A genealogy or ‘family tree’ is important in many cultures. It establishes the claim of kinship and bonding. It says more simply, “He or she is one of us.”

The purpose of the genealogy at the beginning of his Gospel is Mathew’s way of saying that Jesus is the promised messiah, and that he is fulfilment of all the promises God made to Israel, promises which began with Abraham.

We must not look for mathematical accuracy in Matthew’s genealogy. The evangelist has compiled three sets of fourteen names (14 being a multiple of seven, the ‘perfect number’ for the Jews), and for this, he has made certain omissions in between. The list is divided at the two critical points of Israeli history – the foundation of the monarchy under King David, and the collapse of  the monarchy of Judah during the Babylonian invasion.

Luke also has a genealogy in his gospel, and it varies slightly from that of Matthew. The differences are irreconcilable because the two authors used different sources, and their intentions were different.

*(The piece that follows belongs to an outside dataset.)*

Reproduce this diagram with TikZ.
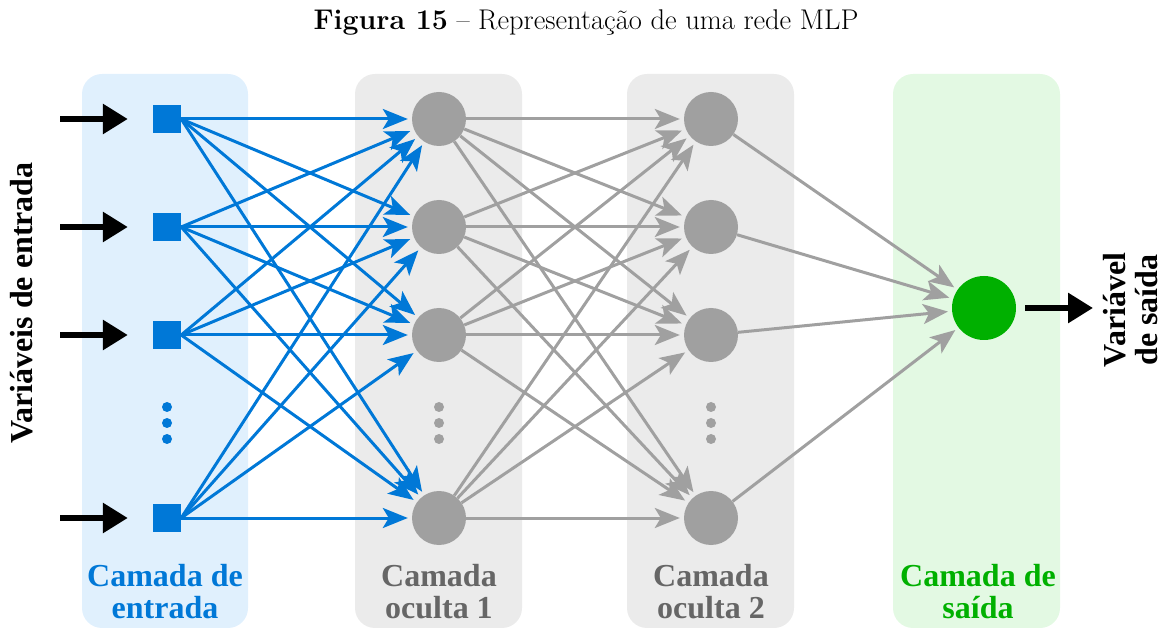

Usually a genealogy had only men’s names, because in the ancient world the father was more important than the mother. But in Matthew’s list there appear the names of five women, all of whom were exceptional in some way.

Tamar, the first name, deceived her father-in-law Judah into an incestuous union. Rahab owned a brothel in Jericho, and sheltered the Israeli spies. She was later admitted into the Israeli community. Ruth, was a foreigner but became the great-grandmother of King David. Bathsheba was a partner in King David’s adultery, and the future mother of Solomon.

And Mary, it is explicitly stated, was the mother of the messiah. Joseph was her husband, but not the father of Jesus, as Matthew explains a little later.

When Jesus was born a human being, he accepted all the sins and imperfections of our human condition. The Gospels will describe this later in full detail, but already in the first pages of Matthew, we see clearly how like one of us Jesus was.